Although Orr succeeds at giving these female civilian employees in the military a history and showing how women remained vital to France’s military needs despite being relegated to temporary civilian positions, he cannot adequately give them a voice. This is due to a paucity of sources that provide access to their perspective. He can only tell Hélias’s story through the words of her unit commander. Orr’s archival sources, largely military records from a male perspective, force him to reconstruct women’s experiences—to the extent that he can—through a masculine military gaze. Despite the silence of these women in previous scholarship and the archives, itself a reflection of their liminal place within the military itself, Orr is able to reveal their struggles and limitations, as well as their critical contribution during these years. His research sketches out the gender dynamics within the military and (more broadly) the ways that French ideas regarding women’s place within a masculine sphere of warfare shifted over time.
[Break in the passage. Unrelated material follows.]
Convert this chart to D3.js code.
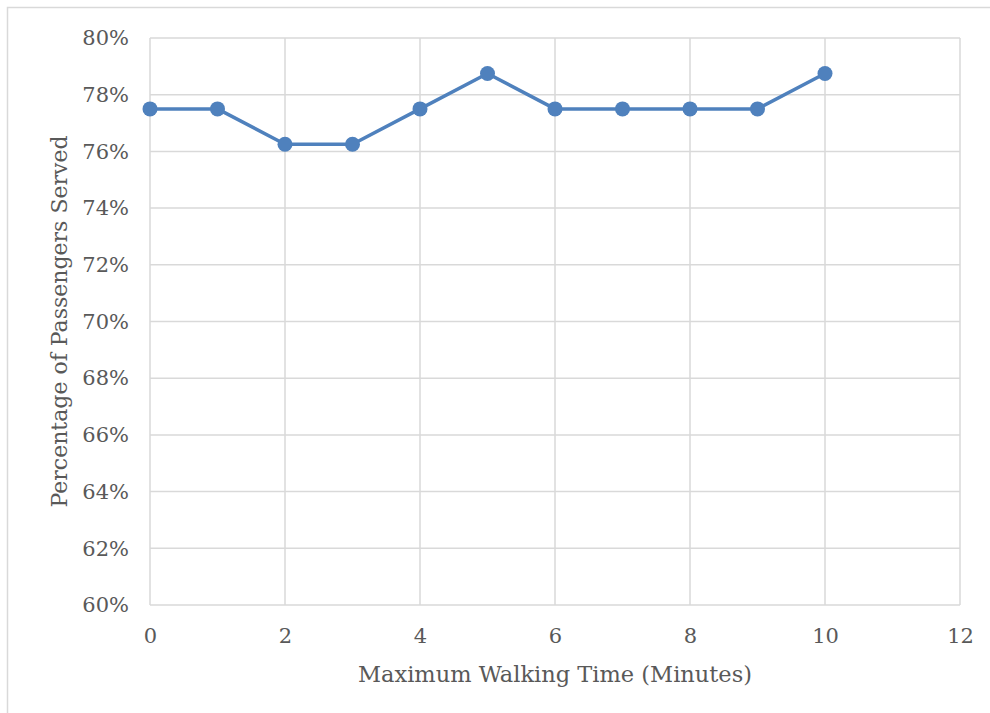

Although Orr is plagued by the limits of his sources, there is room for a more nuanced discussion of gender “change” in this work. In his focus on women’s “gains” and their regularization on the eve of World War II, Orr plots teleological change, rather than attempting a more complicated reflection on gender roles or female military identity. He uses “gains” as an analytic, papering over the gendered dynamics and the struggles that underscored this change, and the ironies inherent in the story he tells. What can the military’s consistent, unchanged, paternalist hiring preferences reveal regarding women’s changing place in French society? Orr shows us that women became accepted into the military in part because of the institutional devaluation of their labor, the ability to pay them less, their disenfranchisement, and the military’s paternal obligation to care for these families. These frictions are not completely out of harmony with the Higonnets’ theory: when gender roles evolved, the gendered regimes that underscored them remained in place. Thinking with the “double helix” rather than starkly in contrast to it could produce a more nuanced and complicated analysis of women’s empowerment and their identity as civilian military employees. In this regard, Anna Krylova’s work on Soviet female fighter pilots could provide a useful model for thinking about female military identity. Her book, Soviet Women in Combat: A History of Violence on the Eastern Front (2010), shows how these female fighter pilots developed their own distinct military identity as women and as pilots. Nonetheless, change does happen: men came to identify and bond with their fellow female employees; women began to advocate for themselves and their rights as female soldiers; and eventually, the military permitted women new rights—military training, uniforms, and a place in female battalions—that accorded women a clear and important place within the history of the French military and national security.

Note

[1]. Margaret R. Higonnet and Patrice L. R. Higonnet, “The Double Helix,” in Behind the Lines: Gender and the Two World Wars, ed. Margaret R. Higonnet, Jane Jenson, Sonya Michel, and Margaret Collins Weitz (New Haven, CT: Yale University Press, 1987), 31-47.